◆ What this task involves: Write out the data below exactly as given, without any of its pictures.

◆ Supplied data:
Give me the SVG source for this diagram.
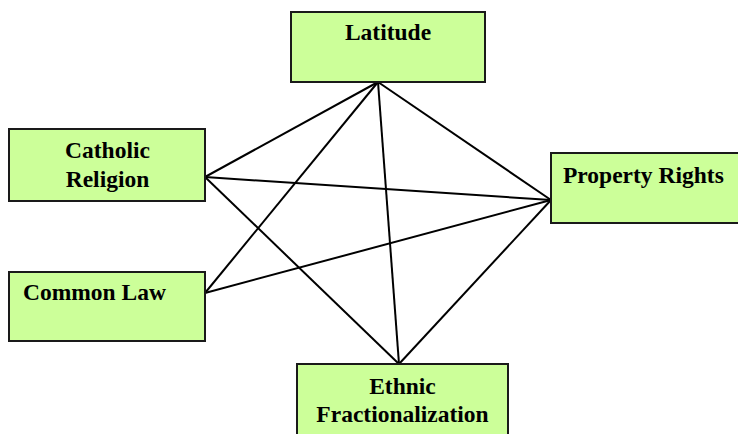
<svg xmlns="http://www.w3.org/2000/svg" width="738" height="434" viewBox="0 0 738 434">
<style>
.box{fill:#CCFF99;stroke:#1a1a1a;stroke-width:2}
.lbl{font-family:"Liberation Serif","Times New Roman",serif;font-weight:bold;font-size:23.5px;fill:#000}
.c{text-anchor:middle}
.edge{stroke:#000;stroke-width:2;fill:none}
</style>
<rect width="738" height="434" fill="#fff"/>
<g id="connectors">
<line class="edge" x1="378" y1="82" x2="205" y2="177"/>
<line class="edge" x1="378" y1="82" x2="205" y2="293"/>
<line class="edge" x1="378" y1="82" x2="399" y2="364"/>
<line class="edge" x1="378" y1="82" x2="551" y2="200"/>
<line class="edge" x1="205" y1="177" x2="551" y2="200"/>
<line class="edge" x1="205" y1="177" x2="399" y2="364"/>
<line class="edge" x1="205" y1="293" x2="551" y2="200"/>
<line class="edge" x1="551" y1="200" x2="399" y2="364"/>
</g>
<g id="latitude">
<rect class="box" x="291" y="12" width="194" height="70"/>
<text class="lbl c" x="388" y="40">Latitude</text>
</g>
<g id="catholic">
<rect class="box" x="9" y="129" width="196" height="72"/>
<text class="lbl c" x="107.5" y="158">Catholic</text>
<text class="lbl c" x="107.5" y="187">Religion</text>
</g>
<g id="property">
<rect class="box" x="551" y="153" width="190" height="70"/>
<text class="lbl" x="563" y="183">Property Rights</text>
</g>
<g id="commonlaw">
<rect class="box" x="9" y="272" width="196" height="69"/>
<text class="lbl" x="23" y="300">Common Law</text>
</g>
<g id="ethnic">
<rect class="box" x="297" y="364" width="211" height="75"/>
<text class="lbl c" x="402.5" y="394">Ethnic</text>
<text class="lbl c" x="402.5" y="422">Fractionalization</text>
</g>
</svg>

◆ Written answer:
Give me the SVG source for this diagram.
<svg xmlns="http://www.w3.org/2000/svg" width="738" height="434" viewBox="0 0 738 434">
<style>
.box{fill:#CCFF99;stroke:#1a1a1a;stroke-width:2}
.lbl{font-family:"Liberation Serif","Times New Roman",serif;font-weight:bold;font-size:23.5px;fill:#000}
.c{text-anchor:middle}
.edge{stroke:#000;stroke-width:2;fill:none}
</style>
<rect width="738" height="434" fill="#fff"/>
<g id="connectors">
<line class="edge" x1="378" y1="82" x2="205" y2="177"/>
<line class="edge" x1="378" y1="82" x2="205" y2="293"/>
<line class="edge" x1="378" y1="82" x2="399" y2="364"/>
<line class="edge" x1="378" y1="82" x2="551" y2="200"/>
<line class="edge" x1="205" y1="177" x2="551" y2="200"/>
<line class="edge" x1="205" y1="177" x2="399" y2="364"/>
<line class="edge" x1="205" y1="293" x2="551" y2="200"/>
<line class="edge" x1="551" y1="200" x2="399" y2="364"/>
</g>
<g id="latitude">
<rect class="box" x="291" y="12" width="194" height="70"/>
<text class="lbl c" x="388" y="40">Latitude</text>
</g>
<g id="catholic">
<rect class="box" x="9" y="129" width="196" height="72"/>
<text class="lbl c" x="107.5" y="158">Catholic</text>
<text class="lbl c" x="107.5" y="187">Religion</text>
</g>
<g id="property">
<rect class="box" x="551" y="153" width="190" height="70"/>
<text class="lbl" x="563" y="183">Property Rights</text>
</g>
<g id="commonlaw">
<rect class="box" x="9" y="272" width="196" height="69"/>
<text class="lbl" x="23" y="300">Common Law</text>
</g>
<g id="ethnic">
<rect class="box" x="297" y="364" width="211" height="75"/>
<text class="lbl c" x="402.5" y="394">Ethnic</text>
<text class="lbl c" x="402.5" y="422">Fractionalization</text>
</g>
</svg>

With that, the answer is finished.